### Goal of the exercise:
Only the lines from the beginning of the entries through the one with "width=0.4, showlegend=False))" should be written out, please, exactly and without any pictures.

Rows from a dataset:
────────────────────
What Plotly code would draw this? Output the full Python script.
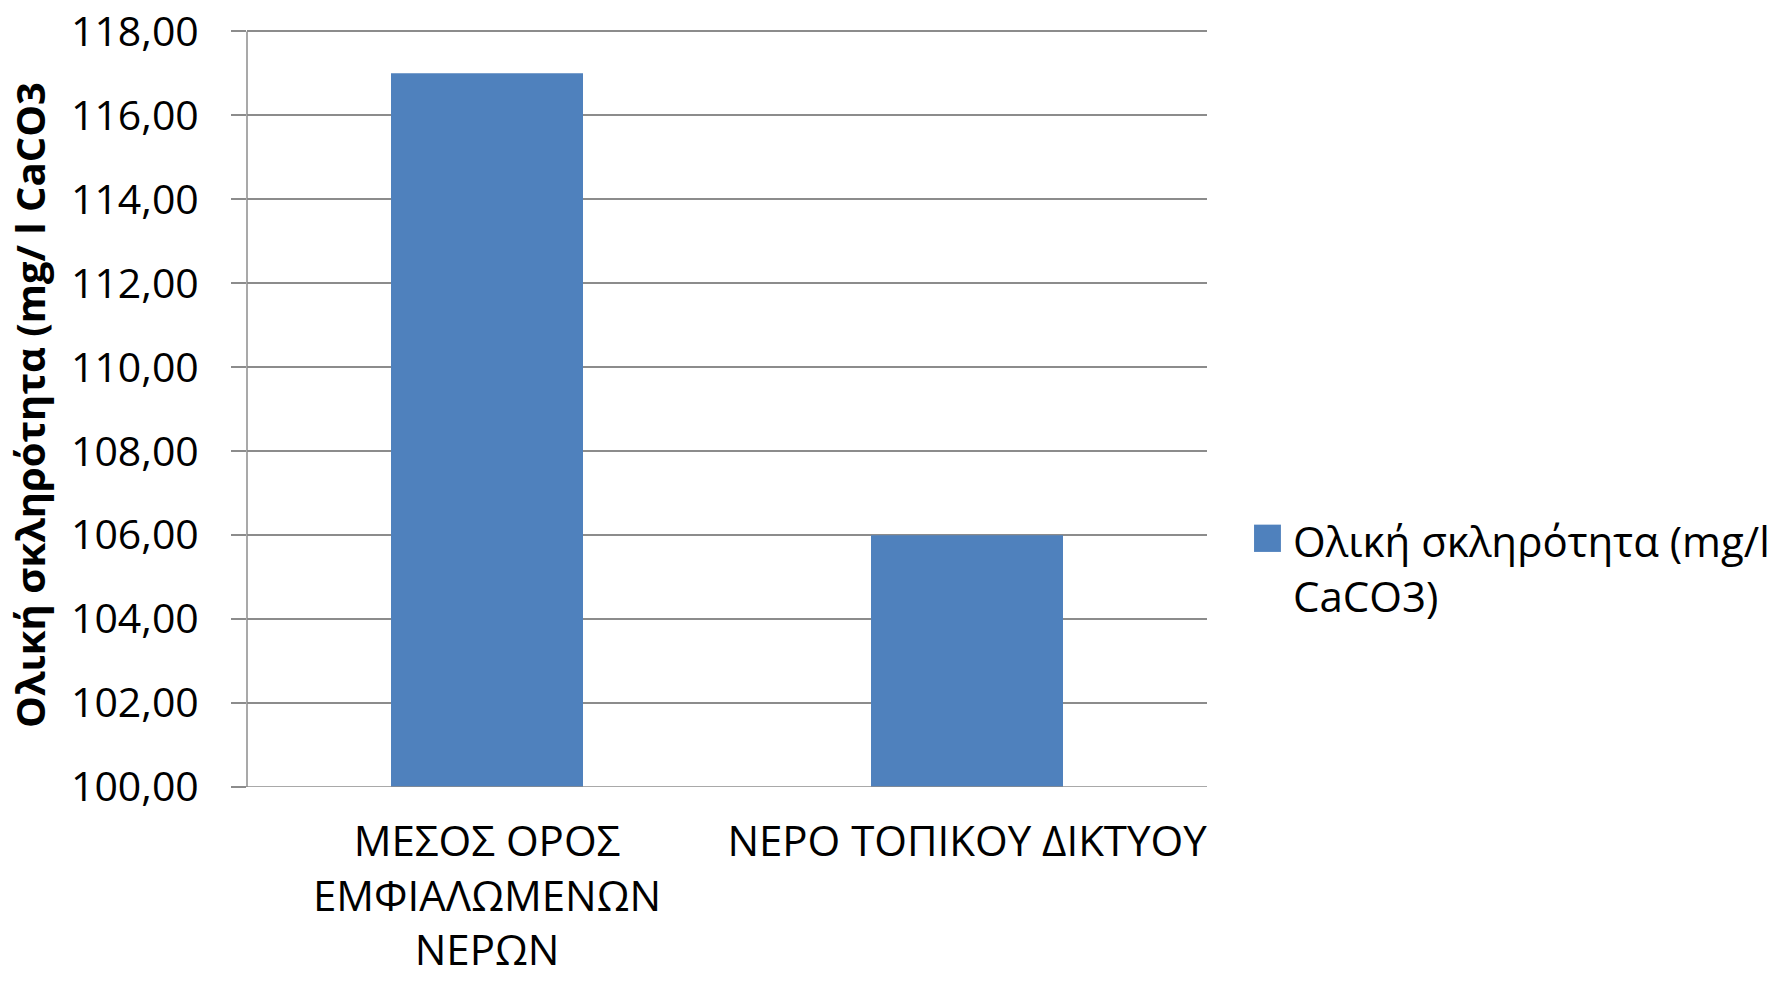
import plotly.graph_objects as go

# Data
categories = ["ΜΕΣΟΣ ΟΡΟΣ<br>ΕΜΦΙΑΛΩΜΕΝΩΝ<br>ΝΕΡΩΝ", "ΝΕΡΟ ΤΟΠΙΚΟΥ ΔΙΚΤΥΟΥ"]
hardness = [117.0, 106.0]
series_name = "Ολική σκληρότητα (mg/l<br>CaCO3)"
y_title = "Ολική σκληρότητα (mg/ l CaCO3"
y_ticks = [100, 102, 104, 106, 108, 110, 112, 114, 116, 118]
y_ticklabels = ["100,00", "102,00", "104,00", "106,00", "108,00",
                "110,00", "112,00", "114,00", "116,00", "118,00"]

BAR_COLOR = "#4F81BD"
GRID = "#8C8C8C"
FONT = "Open Sans, Noto Sans, sans-serif"

fig = go.Figure()
fig.add_trace(go.Bar(x=categories, y=hardness, name=series_name,
                     marker=dict(color=BAR_COLOR, line=dict(width=0)),
                     width=0.4, showlegend=False))

# y range runs a little past 118 so plotly keeps the top gridline/label
fig.update_layout(
    width=1788, height=981,
    margin=dict(l=247, r=581, t=22.6, b=194, autoexpand=False),
    plot_bgcolor="white", paper_bgcolor="white",
    font=dict(family=FONT, size=41, color="black"),
    showlegend=False,
)

fig.update_xaxes(showgrid=False, showline=False, ticks="", tickfont=dict(size=42),
                 ticklabelstandoff=26, automargin=False)
fig.update_yaxes(range=[100, 118.2], tickvals=y_ticks, ticktext=y_ticklabels,
                 showgrid=True, gridcolor=GRID, gridwidth=1.5,
                 showline=False,
                 ticks="outside", ticklen=15, tickcolor=GRID, tickwidth=1.5,
                 ticklabelstandoff=24, ticklabeloverflow="allow",
                 zeroline=False, automargin=False,
                 title=dict(text="<b>" + y_title + "</b>", font=dict(size=40), standoff=12))

# Axis line from 100 to 118, and baseline at 100 extending through the tick area
fig.add_shape(type="line", xref="paper", yref="y", x0=0, x1=0, y0=100, y1=118,
              line=dict(color=GRID, width=1.5))
fig.add_shape(type="line", xref="paper", yref="y", x0=-0.0156, x1=1, y0=100, y1=100,
              line=dict(color=GRID, width=1.5))

# Legend key drawn manually (Excel-sized marker)
fig.add_shape(type="rect", xref="paper", yref="y",
              x0=1.049, x1=1.077, y0=105.6, y1=106.25,
              fillcolor=BAR_COLOR, line=dict(width=0))
fig.add_annotation(xref="paper", yref="y", x=1.088, y=106.6,
                   xanchor="left", yanchor="top", align="left",
                   text=series_name, showarrow=False,
                   font=dict(size=42, family=FONT))

# drop the default body margin so the figure fills the window exactly
fig.write_html("out.html", config={"displayModeBar": False},
               post_script="document.body.style.margin='0';")
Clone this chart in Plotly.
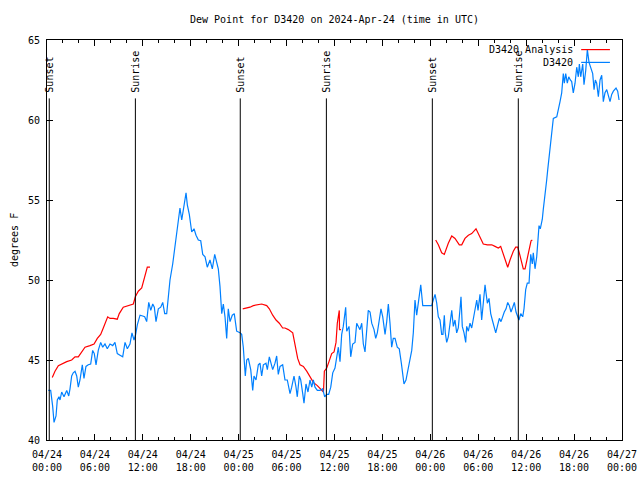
────────────────────
### Written answer:
What Plotly code would draw this? Output the full Python script.
import plotly.graph_objects as go

# Data
categories = ["ΜΕΣΟΣ ΟΡΟΣ<br>ΕΜΦΙΑΛΩΜΕΝΩΝ<br>ΝΕΡΩΝ", "ΝΕΡΟ ΤΟΠΙΚΟΥ ΔΙΚΤΥΟΥ"]
hardness = [117.0, 106.0]
series_name = "Ολική σκληρότητα (mg/l<br>CaCO3)"
y_title = "Ολική σκληρότητα (mg/ l CaCO3"
y_ticks = [100, 102, 104, 106, 108, 110, 112, 114, 116, 118]
y_ticklabels = ["100,00", "102,00", "104,00", "106,00", "108,00",
                "110,00", "112,00", "114,00", "116,00", "118,00"]

BAR_COLOR = "#4F81BD"
GRID = "#8C8C8C"
FONT = "Open Sans, Noto Sans, sans-serif"

fig = go.Figure()
fig.add_trace(go.Bar(x=categories, y=hardness, name=series_name,
                     marker=dict(color=BAR_COLOR, line=dict(width=0)),
                     width=0.4, showlegend=False))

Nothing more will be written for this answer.